If Golden Boy matchmakers saw that most recent fight in Odessa, Texas, they saw Sanchez dominate a previously unbeaten fighter in Rashad Shahid. Sanchez dropped the San Diego fighter, then 10-0, twice en route to a victory by lopsided unanimous decision on May 13.
On Feb. 24 in Rio Rancho, Sanchez outboxed Michigan’s Reggie Harris Jr., winning by majority decision.
Even Sanchez’s two most recent defeats were impressive, considering the opposition. He went 14 hard rounds in those bouts with Xander Zayas and Jahi Tucker, two of promoter Top Rank’s most prized prospects, and was still upright after the final bell.
The Zayas fight in particular, Sanchez said, convinced him he can stand in with virtually anyone in the 147- or 154-pound weight classes.
Zayas is now 17-0 with 11 KOs.
Tudor, a 21-year-old Floridian and a Golden Boy contract fighter, has an impressive-enough résumé — but one that doesn’t compare with that of Zayas.
“He’s a tough guy,” Sanchez said of Tudor, “… but I don’t think he’s as tough as the other guys I’ve fought.
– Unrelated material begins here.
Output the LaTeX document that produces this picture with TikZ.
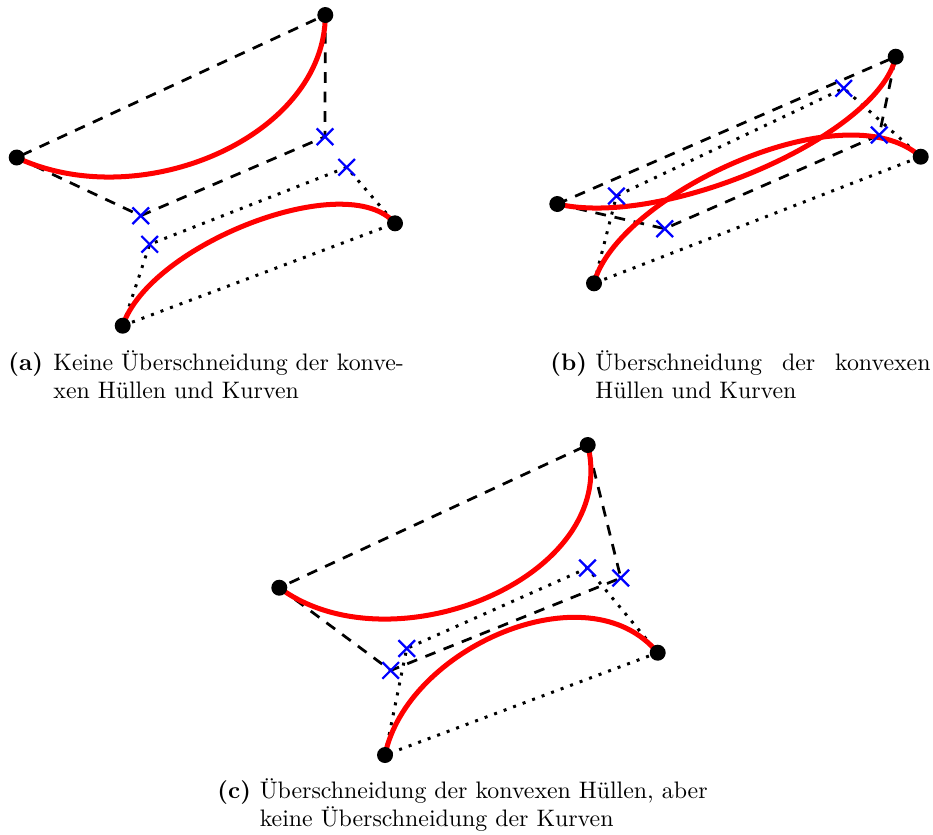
\documentclass[tikz,border=0pt]{standalone}
\usetikzlibrary{shapes.misc}
\pgfdeclarelayer{back}
\pgfsetlayers{back,main}
\begin{document}
\begin{tikzpicture}[x=0.419pt,y=-0.419pt,
  hullA/.style={black, line width=1.15pt, dash pattern=on 4.5pt off 3.7pt},
  hullB/.style={black, line width=1.25pt, dash pattern=on 1.25pt off 3pt},
  bez/.style={red, line width=2.1pt},
  endpt/.style={circle, fill=black, inner sep=0pt, minimum size=6.7pt},
  ctrl/.style={cross out, draw=blue, line width=0.95pt, minimum size=6pt, inner sep=0pt},
  captext/.style={anchor=base west, inner sep=0pt, font=\fontsize{10}{12}\selectfont},
  caplabel/.style={captext, font=\fontsize{10}{12}\selectfont\bfseries}]
\useasboundingbox (0,0) rectangle (933,834);

% ---------- (a) ----------
\node[endpt] (a1) at (16.7,157.5) {};
\node[ctrl]  (a2) at (140.7,215.7) {};
\node[ctrl]  (a3) at (325,136.7) {};
\node[endpt] (a4) at (325.3,15) {};
\node[endpt] (b1) at (122.7,325.7) {};
\node[ctrl]  (b2) at (149.7,244.3) {};
\node[ctrl]  (b3) at (346.7,167.3) {};
\node[endpt] (b4) at (395,223.3) {};

% ---------- (b) ----------
\node[endpt] (c1) at (557.3,204) {};
\node[ctrl]  (c2) at (664.7,228.7) {};
\node[ctrl]  (c3) at (879.2,135) {};
\node[endpt] (c4) at (895.7,56.7) {};
\node[endpt] (d1) at (594,283.3) {};
\node[ctrl]  (d2) at (616.4,196) {};
\node[ctrl]  (d3) at (843.7,88.3) {};
\node[endpt] (d4) at (920.7,156.7) {};

% ---------- (c) ----------
\node[endpt] (e1) at (279.3,587.7) {};
\node[ctrl]  (e2) at (390.7,670.4) {};
\node[ctrl]  (e3) at (620.8,578) {};
\node[endpt] (e4) at (587.7,445) {};
\node[endpt] (f1) at (385,755) {};
\node[ctrl]  (f2) at (406.7,648.5) {};
\node[ctrl]  (f3) at (587.5,568) {};
\node[endpt] (f4) at (657.7,652.7) {};

\begin{pgfonlayer}{back}
  % hulls
  \draw[hullA] (a1.center) -- (a2.center) -- (a3.center) -- (a4.center) -- cycle;
  \draw[hullB] (b1.center) -- (b2.center) -- (b3.center) -- (b4.center) -- cycle;
  \draw[hullA] (c1.center) -- (c2.center) -- (c3.center) -- (c4.center) -- cycle;
  \draw[hullB] (d1.center) -- (d2.center) -- (d3.center) -- (d4.center) -- cycle;
  \draw[hullA] (e1.center) -- (e2.center) -- (e3.center) -- (e4.center) -- cycle;
  \draw[hullB] (f1.center) -- (f2.center) -- (f3.center) -- (f4.center) -- cycle;
  % curves
  \draw[bez] (a1.center) .. controls (a2.center) and (a3.center) .. (a4.center);
  \draw[bez] (b1.center) .. controls (b2.center) and (b3.center) .. (b4.center);
  \draw[bez] (c1.center) .. controls (c2.center) and (c3.center) .. (c4.center);
  \draw[bez] (d1.center) .. controls (d2.center) and (d3.center) .. (d4.center);
  \draw[bez] (e1.center) .. controls (e2.center) and (e3.center) .. (e4.center);
  \draw[bez] (f1.center) .. controls (f2.center) and (f3.center) .. (f4.center);
\end{pgfonlayer}

% ---------- captions ----------
\node[caplabel] (la) at (8,370) {(a)};
\node[captext] (ta1) at (53,370) {Keine Überschneidung der konve-};
\node[captext] (ta2) at (53,398.6) {xen Hüllen und Kurven};

\node[caplabel] (lb) at (550,370) {(b)};
\node[captext] (tb1) at (595,370) {\makebox[140.4pt][s]{Überschneidung der konvexen}};
\node[captext] (tb2) at (595,398.6) {Hüllen und Kurven};

\node[caplabel] (lc) at (217,798.3) {(c)};
\node[captext] (tc1) at (259.3,798.3) {Überschneidung der konvexen Hüllen, aber};
\node[captext] (tc2) at (259.3,826.9) {keine Überschneidung der Kurven};
\end{tikzpicture}
\end{document}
I don’t think he’s as strong as Zayas. I think it’s a really good opportunity for me.”
After fighting Tudor at 154 pounds, Sanchez said, the agreement with Golden Boy calls for the next two fights on the contract to be at 147 pounds. If he beats Tudor, he said, fight No. 2 on the deal will be a 10-rounder.
Having been denied one opportunity — the chance to defend the NABF junior-welterweight title he’d won against Shahid — Sanchez is eager to embrace this one.
“I was supposed to defend my title with (promoters in Texas) … but they stopped answering calls, texts,” he said. “… That’s why we decided to move forward and take this fight at 154 with a different promoter.”
Sanchez, 30, has eight more fights and 61 more rounds of pro experience than Tudor. The young Florida boxer’s amateur résumé is impressive but not overly so.
Tudor’s knockout ratio suggests he has a power advantage; Tudor dropped Harris, the only opponent he and Sanchez have in common, in the first round en route to a win by unanimous decision.
Sanchez, though, has been knocked down only once in his pro career — in his pro debut against Guy Youell in June 2012. Sanchez responded by flooring Youell three times in winning by fourth-round TKO.
Whatever the outcome Saturday, Sanchez said, the fans watching at the Cosmopolitan and on DAZN can expect to be entertained.
“(Tudor) likes to stay (inside), and I like to stay in there,” he said. “So it should be a good fight.”